In the Americas, the Middle East and Asia, it aims to hire talent and acquire portfolios. “Organic growth will be the core of our growth, and acquisitions such as the one in Monaco are just growth accelerators.”
Efficiency gains
With the ultimate goal to maintain a cost to income ratio below 75 per cent, despite its ambitious growth and digital investment programme, the bank is looking to streamline and standardise its organisation and processes across entities. As an example, Mr de Leusse aims at creating service centres in selected geographies to manage compliance risk for specific client segments.
He also has a card up his sleeve, the ‘global lean management programme’, aimed at streamlining processes, improving efficiency and reduce operating costs. He successfully used this approach - based on the belief that staff productivity is increased by “empowering managers” – when he was deputy CEO at CA CIB and in charge of 2000 staff, and was able to cut costs by 10 to 15 per cent, he claims.
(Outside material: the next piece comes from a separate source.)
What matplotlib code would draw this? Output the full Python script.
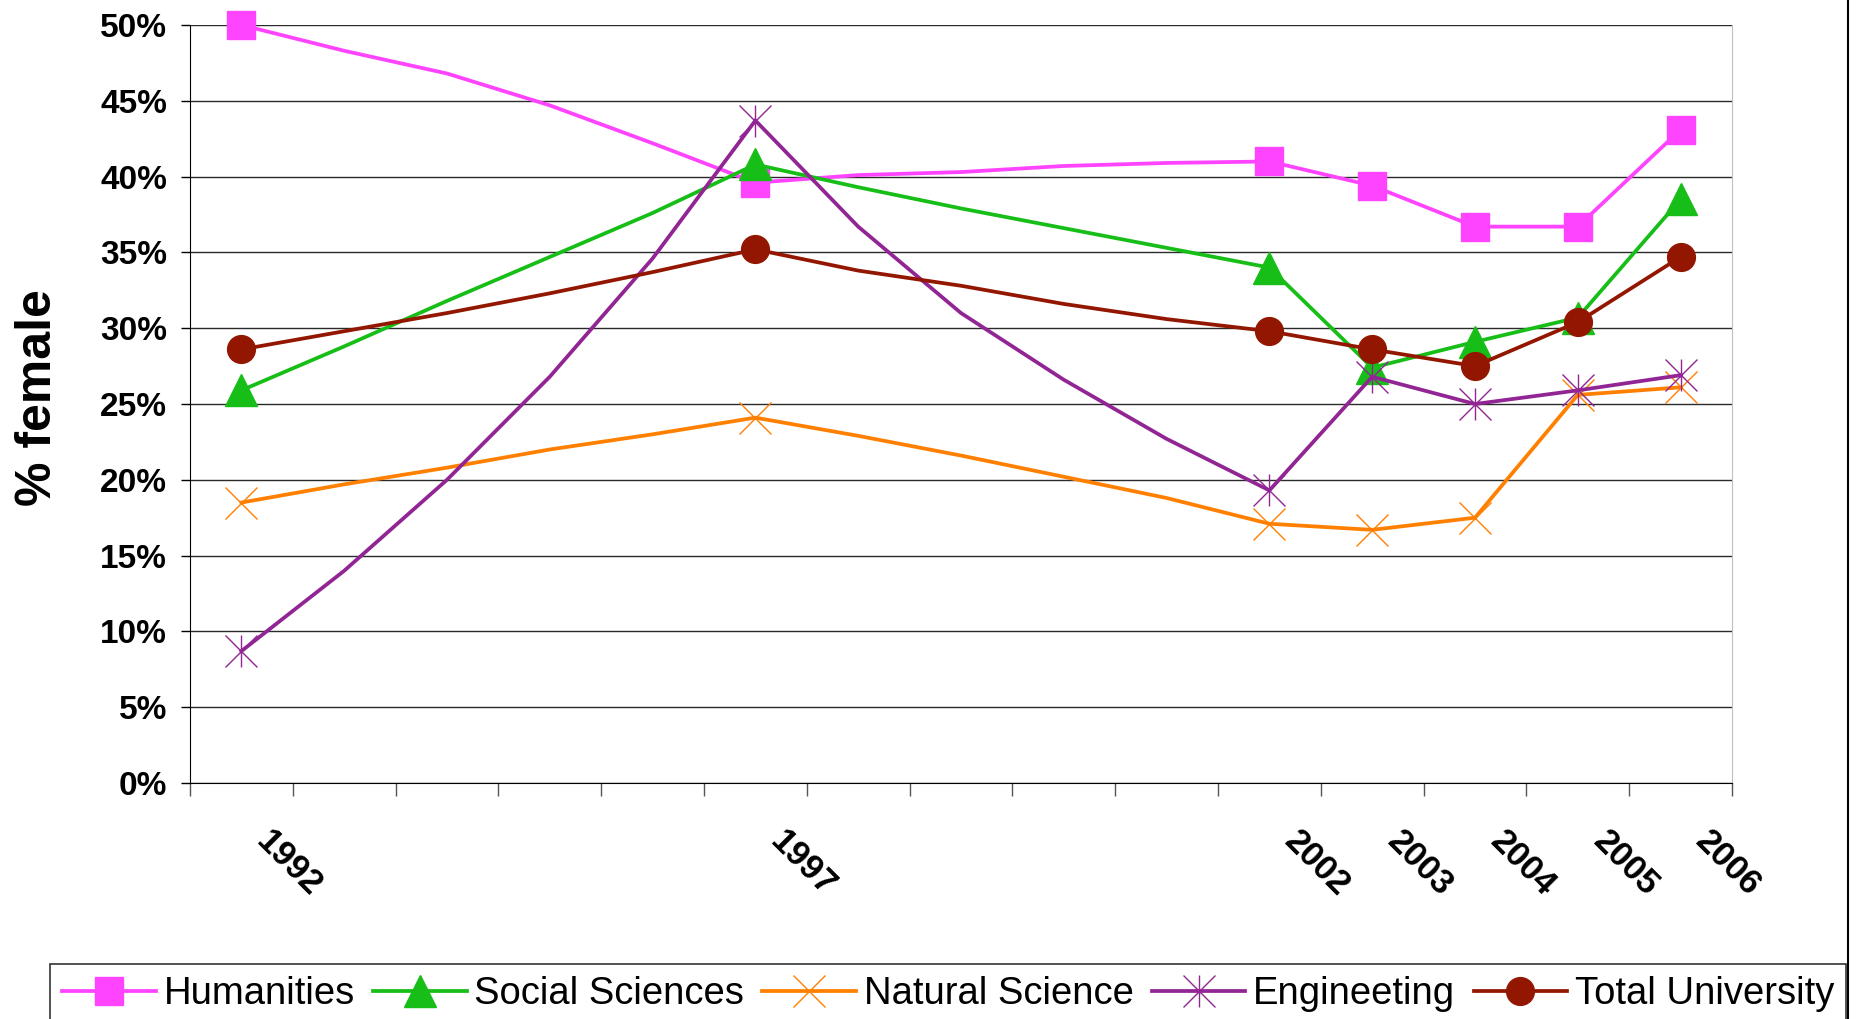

Another way to improve cost-income ratio is by decreasing the bank’s marginal operating costs, for example by further developing the third-party activity of Crédit Agricole Private Banking Services in Switzerland, which is today the third largest provider of back office and IT outsourcing services for private banks.
More generally, a key success factor for the bank is to “unite staff around a common project and ensuring everybody’s involvement” for example by promoting company-wide initiatives, such as the recent management programme which involved 450 staff - out of the total 2700 - to contribute to the bank’s future strategy development.